### SET TASK
Copy out all lines where "this" appears.

### DATA EXCERPTS
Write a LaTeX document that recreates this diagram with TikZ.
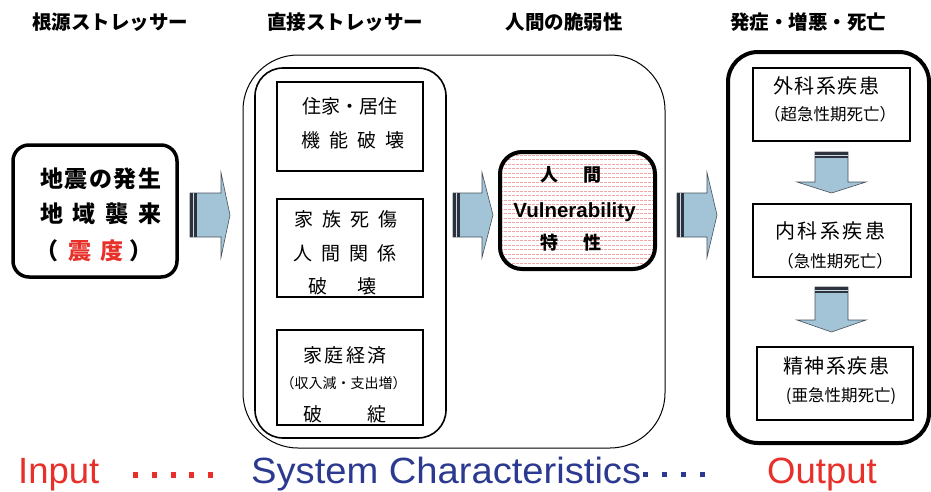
\documentclass[tikz,border=0pt]{standalone}
\usepackage{fontspec}
\setmainfont{Liberation Sans}
\newfontfamily\jp{Noto Sans CJK JP}
\definecolor{arrowfill}{RGB}{163,196,214}
\definecolor{arrowedge}{RGB}{70,80,90}
\definecolor{stripe}{RGB}{45,50,60}
\definecolor{inred}{RGB}{232,48,42}
\definecolor{sysblue}{RGB}{43,57,144}
\definecolor{pinkdot}{RGB}{242,165,165}
\newcommand\rblock[4]{%
  \filldraw[fill=arrowfill,draw=arrowedge,line width=0.6pt]
   (#1,#4-22) -- (#2,#4-22) -- (#2,#4-42.5) -- (#3,#4) -- (#2,#4+42.5) -- (#2,#4+22) -- (#1,#4+22) -- cycle;
  \fill[stripe] (#1,#4-22) rectangle (#1+7,#4+22);
  \fill[arrowfill!60!white] (#1+3,#4-22) rectangle (#1+4,#4+22);
}
\newcommand\dblock[4]{%
  \filldraw[fill=arrowfill,draw=arrowedge,line width=0.6pt]
   (#1-16.5,#2) -- (#1+16.5,#2) -- (#1+16.5,#3) -- (#1+34.5,#3) -- (#1,#4) -- (#1-34.5,#3) -- (#1-16.5,#3) -- cycle;
  \fill[stripe] (#1-16.5,#2) rectangle (#1+16.5,#2+6);
  \fill[arrowfill!60!white] (#1-16.5,#2+2.5) rectangle (#1+16.5,#2+3.5);
}
\begin{document}
\begin{tikzpicture}[x=1pt,y=-1pt,
  box/.style={draw,inner sep=0,line width=2pt},
  txt/.style={inner sep=0},
  head/.style={inner sep=0,font={\jp\bfseries\fontsize{19.5}{20}\selectfont}},
  mid/.style={inner sep=0,font={\jp\fontsize{19}{20}\selectfont}},
  rgt/.style={inner sep=0,font={\jp\fontsize{20}{21}\selectfont}},
  rgts/.style={inner sep=0,font={\jp\fontsize{16.5}{18}\selectfont}},
  bold/.style={inner sep=0,font={\jp\bfseries\fontsize{23}{24}\selectfont}},
  vul/.style={inner sep=0,font={\jp\bfseries\fontsize{18}{19}\selectfont}},
  big/.style={inner sep=0,font={\fontsize{36.5}{40}\selectfont}}]
\useasboundingbox (0,0) rectangle (931,491);

% headings
\node[head] (h1) at (110,22) {根源ストレッサー};
\node[head] (h2) at (345,22) {直接ストレッサー};
\node[head] (h3) at (564,22) {人間の脆弱性};
\node[head] (h4) at (808,22) {発症・増悪・死亡};

% left box
\node[box,line width=3.5pt,rounded corners=16,minimum width=164,minimum height=132] (L) at (95,211) {};
\node[bold] (L1) at (101,179) {地\hspace{1.5pt}震\hspace{1.5pt}の\hspace{1.5pt}発\hspace{1.5pt}生};
\node[bold] (L2) at (101,214) {地\hspace{10pt}域\hspace{10pt}襲\hspace{10pt}来};
\node[bold] (L3) at (93.5,251) {（\hspace{10pt}{\color{inred}震\hspace{10pt}度}\hspace{5pt}）};

% middle containers
\node[draw,line width=1pt,rounded corners=55,minimum width=422,minimum height=393,inner sep=0] (M) at (454,251.5) {};
\node[draw,line width=1.6pt,rounded corners=28,minimum width=191,minimum height=370,inner sep=0] (I) at (350.5,253) {};

\node[box,minimum width=146,minimum height=89] (A) at (350,126.5) {};
\node[mid] (A1) at (350,106) {住家・居住};
\node[mid] (A2) at (353,140) {機\hspace{9pt}能\hspace{9pt}破\hspace{9pt}壊};

\node[box,minimum width=146,minimum height=98] (B) at (350,248) {};
\node[mid] (B1) at (346,219) {家\hspace{9pt}族\hspace{9pt}死\hspace{9pt}傷};
\node[mid] (B2) at (345,253) {人\hspace{9pt}間\hspace{9pt}関\hspace{9pt}係};
\node[mid] (B3) at (342.5,286) {破\hspace{30pt}壊};

\node[box,minimum width=146,minimum height=95] (C) at (350,377.5) {};
\node[mid] (C1) at (345,355) {家\hspace{2.5pt}庭\hspace{2.5pt}経\hspace{2.5pt}済};
\node[txt,font={\jp\fontsize{14}{15}\selectfont}] (C2) at (343.5,383) {（収入減・支出増）};
\node[mid] (C3) at (345,414) {破\hspace{45pt}綻};

% vulnerability box
\begin{scope}
  \clip[rounded corners=22] (500,152) rectangle (655,269);
  \fill[white] (500,152) rectangle (655,269);
  \foreach \yy in {155,159.5,...,268} \draw[pinkdot,line width=0.8pt,dash pattern=on 2.5pt off 1.5pt] (500,\yy) -- (655,\yy);
\end{scope}
\node[draw,line width=4pt,rounded corners=22,minimum width=155,minimum height=117,inner sep=0] (V) at (577.5,210.5) {};
\node[vul] (V1) at (571,175) {人\hspace{25pt}間};
\node[txt,font={\bfseries\fontsize{20.5}{21}\selectfont},anchor=base] (V2) at (574.5,217) {Vulnerability};
\node[vul] (V3) at (571,243) {特\hspace{25pt}性};

% right container
\node[draw,line width=4pt,rounded corners=30,minimum width=201,minimum height=391,inner sep=0] (R) at (828.5,247.5) {};
\node[box,minimum width=157,minimum height=73] (D) at (831.5,104.5) {};
\node[rgt] (D1) at (826,86) {外\hspace{1.5pt}科\hspace{1.5pt}系\hspace{1.5pt}疾\hspace{1.5pt}患};
\node[rgts] (D2) at (830,114) {（超急性期死亡）};
\node[box,minimum width=158,minimum height=73] (E) at (832,240.5) {};
\node[rgt] (E1) at (830,231) {内\hspace{2.5pt}科\hspace{2.5pt}系\hspace{2.5pt}疾\hspace{2.5pt}患};
\node[rgts] (E2) at (835,261) {（急性期死亡）};
\node[box,minimum width=156,minimum height=73] (F) at (835,383.5) {};
\node[rgt] (F1) at (836,366) {精\hspace{1.5pt}神\hspace{1.5pt}系\hspace{1.5pt}疾\hspace{1.5pt}患};
\node[rgts] (F2) at (841,396) {(亜急性期死亡)};

% block arrows
\rblock{190}{221}{230}{215}
\rblock{453}{482}{493}{215}
\rblock{677}{707}{717}{215}
\dblock{831.5}{152}{182}{193}
\dblock{831.5}{287}{320}{332}

% bottom line
\node[big,text=inred,anchor=base west] (in) at (18,483) {Input};
\foreach \xx in {133,151.75,170.5,189.25,208} \fill[inred] (\xx,472) rectangle (\xx+5,478);
\node[big,text=sysblue,anchor=base west] (sys) at (251,483) {\scalebox{1.045}[1]{System Characteristics}};
\foreach \xx in {643,662,681,700} \fill[sysblue] (\xx,472) rectangle (\xx+5,477);
\node[big,text=inred,anchor=base west] (out) at (767,483) {Output};
\end{tikzpicture}
\end{document}
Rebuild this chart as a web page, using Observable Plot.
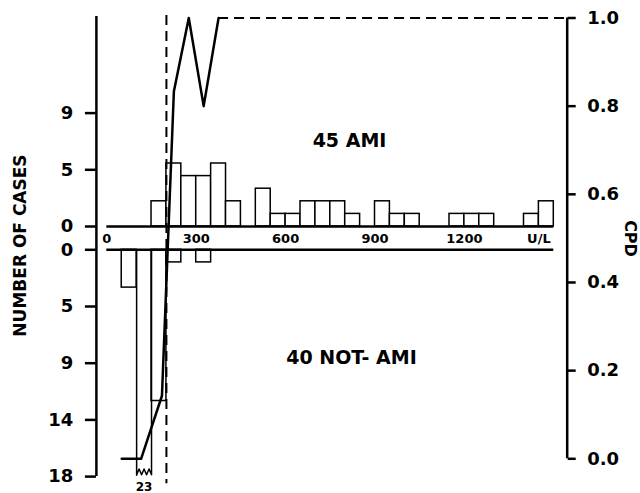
<!DOCTYPE html>
<html><head><meta charset="utf-8">
<script src="https://cdn.jsdelivr.net/npm/d3@7"></script>
<script src="https://cdn.jsdelivr.net/npm/@observablehq/plot@0.6"></script>
<style>
body{margin:0;background:#fff;}
#chart{position:relative;width:640px;height:493px;background:#fff;}
#chart svg{position:absolute;left:0;top:0;background:transparent;}
</style></head><body><div id="chart"></div>
<script>
// ---- data ----
const binStarts = [0,50,100,150,200,250,300,350,400,450,500,550,600,650,700,750,800,850,900,950,1000,1050,1100,1150,1200,1250,1300,1350,1400,1450];
const binWidth = 50;
const amiCounts    = [0,0,0,2,5,4,4,5,2,0,3,1,1,2,2,2,1,0,2,1,1,0,0,1,1,1,0,0,1,2];
const notAmiCounts = [0,3,23,12,1,0,1,0,0,0,0,0,0,0,0,0,0,0,0,0,0,0,0,0,0,0,0,0,0,0];
const cpdX      = [50,115,185,225,275,325,375];
const cpdValues = [0,0,0.143,0.833,1,0.8,1];
const threshold = 200;
const xTickValues = [0,300,600,900,1200,1450];
const xTickLabels = ["0","300","600","900","1200","U/L"];
const upperTickValues = [0,4.5,9];
const upperTickLabels = ["0","5","9"];
const lowerTickValues = [0,4.5,9,13.5,18];
const lowerTickLabels = ["0","5","9","14","18"];
const cpdTickValues = [0,0.2,0.4,0.6,0.8,1.0];
const amiLabel = "45 AMI";
const notAmiLabel = "40 NOT- AMI";
const yLabel = "NUMBER OF CASES";
const y2Label = "CPD";

// ---- layout ----
const W = 640, H = 493;
const xDomain = [-35, 1545];
const mL = 95.9, mR = 73.3;
const pxPerCase = 12.6;
const upperBase = 226, lowerBase = 249.3;
const cpdTop = 17.5, cpdBottom = 458.3;
const lowerMax = 18;
const font = "DejaVu Sans";

const bars = binStarts.map((s, i) => ({x1: s, x2: s + binWidth, ami: amiCounts[i], not: notAmiCounts[i]}));
const amiBars = bars.filter(d => d.ami > 0);
const notBars = bars.filter(d => d.not > 0 && d.not <= lowerMax);
const brokenBars = bars.filter(d => d.not > lowerMax);
const cpd = cpdX.map((x, i) => ({x, y: cpdValues[i]}));

const fmt = (vals, labels) => d => labels[vals.indexOf(d)];
const chart = document.getElementById("chart");

// upper (AMI)
const upperTopVal = (upperBase - 16) / pxPerCase;
const upperPlot = Plot.plot({
  width: W, height: H,
  marginLeft: mL, marginRight: mR, marginTop: 16, marginBottom: H - upperBase,
  style: {background: "white"},
  x: {domain: xDomain},
  y: {domain: [0, upperTopVal]},
  marks: [
    Plot.rect(amiBars, {x1: "x1", x2: "x2", y1: 0, y2: "ami", fill: "white", stroke: "black", strokeWidth: 1.5}),
    Plot.ruleY([0], {x1: binStarts[0], x2: binStarts[binStarts.length-1] + binWidth, stroke: "black", strokeWidth: 2.5}),
    Plot.axisY({anchor: "left", ticks: upperTickValues, tickFormat: fmt(upperTickValues, upperTickLabels),
      tickSize: 11, tickPadding: 12, strokeWidth: 2.5, fontSize: 18, fontFamily: font, fontWeight: "bold", label: null}),
    Plot.axisX({anchor: "bottom", ticks: xTickValues, tickFormat: fmt(xTickValues, xTickLabels),
      tickSize: 0, tickPadding: 7, fontSize: 13, fontFamily: font, fontWeight: "bold", label: null})
  ]
});

// lower (NOT-AMI)
const zig = [];
brokenBars.forEach(b => {
  const seg = [{x: b.x1, y: 0}, {x: b.x1, y: lowerMax - 0.1}];
  const n = 6;
  for (let k = 0; k <= n; k++) seg.push({x: b.x1 + (b.x2 - b.x1) * k / n, y: lowerMax - 0.35 + (k % 2 ? -0.25 : 0.2)});
  seg.push({x: b.x2, y: lowerMax - 0.2}, {x: b.x2, y: 0});
  seg.forEach(p => zig.push({...p, id: b.x1}));
});
const lowerPlot = Plot.plot({
  width: W, height: H,
  marginLeft: mL, marginRight: mR, marginTop: lowerBase, marginBottom: H - (lowerBase + lowerMax * pxPerCase),
  x: {domain: xDomain},
  y: {domain: [0, lowerMax], reverse: true},
  marks: [
    Plot.rect(notBars, {x1: "x1", x2: "x2", y1: 0, y2: "not", fill: "white", stroke: "black", strokeWidth: 1.5}),
    Plot.line(zig, {x: "x", y: "y", z: "id", stroke: "black", strokeWidth: 1.5}),
    Plot.text(brokenBars, {x: d => (d.x1 + d.x2) / 2, y: lowerMax, dy: 11, text: d => String(d.not),
      fontSize: 12, fontFamily: font, fontWeight: "bold"}),
    Plot.ruleY([0], {x1: binStarts[0], x2: binStarts[binStarts.length-1] + binWidth, stroke: "black", strokeWidth: 2.5}),
    Plot.axisY({anchor: "left", ticks: lowerTickValues, tickFormat: fmt(lowerTickValues, lowerTickLabels),
      tickSize: 11, tickPadding: 12, strokeWidth: 2.5, fontSize: 18, fontFamily: font, fontWeight: "bold", label: null}),
    Plot.axisX({ticks: [], label: null})
  ]
});

// CPD overlay
const lbl = (s, cx, cy, opts) => Plot.text([s], {frameAnchor: "top-left", dx: cx - mL, dy: cy - cpdTop, text: d => d,
  textAnchor: "middle", lineAnchor: "middle", fontFamily: font, fontWeight: "bold", ...opts});
const cpdPlot = Plot.plot({
  width: W, height: H,
  marginLeft: mL, marginRight: mR, marginTop: cpdTop, marginBottom: H - cpdBottom,
  x: {domain: xDomain, axis: null},
  y: {domain: [0, 1]},
  marks: [
    Plot.ruleX([xDomain[0]], {stroke: "black", strokeWidth: 2.5, insetTop: -1.5, insetBottom: -(lowerBase + lowerMax * pxPerCase - cpdBottom)}),
    Plot.ruleX([xDomain[1]], {stroke: "black", strokeWidth: 2.5}),
    Plot.ruleX([threshold], {stroke: "black", strokeWidth: 2, strokeDasharray: "10,6", insetTop: -2.5, insetBottom: -25}),
    Plot.ruleY([cpdValues[cpdValues.length-1]], {x1: cpdX[cpdX.length-1], x2: xDomain[1], stroke: "black", strokeWidth: 2, strokeDasharray: "10,6"}),
    Plot.line(cpd, {x: "x", y: "y", stroke: "black", strokeWidth: 2.5}),
    Plot.axisY({anchor: "right", ticks: cpdTickValues, tickFormat: d3.format(".1f"),
      tickSize: 8, tickPadding: 12, strokeWidth: 2.5, fontSize: 18, fontFamily: font, fontWeight: "bold", label: null}),
    lbl(amiLabel, 349, 140, {fontSize: 19}),
    lbl(notAmiLabel, 351, 357, {fontSize: 19}),
    lbl(yLabel, 20, 245, {fontSize: 17, rotate: -90}),
    lbl(y2Label, 630, 238, {fontSize: 16, rotate: 90})
  ]
});

chart.append(upperPlot, lowerPlot, cpdPlot);
</script></body></html>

### THE OUTPUT
Write a LaTeX document that recreates this diagram with TikZ.
Rebuild this chart as a web page, using Observable Plot.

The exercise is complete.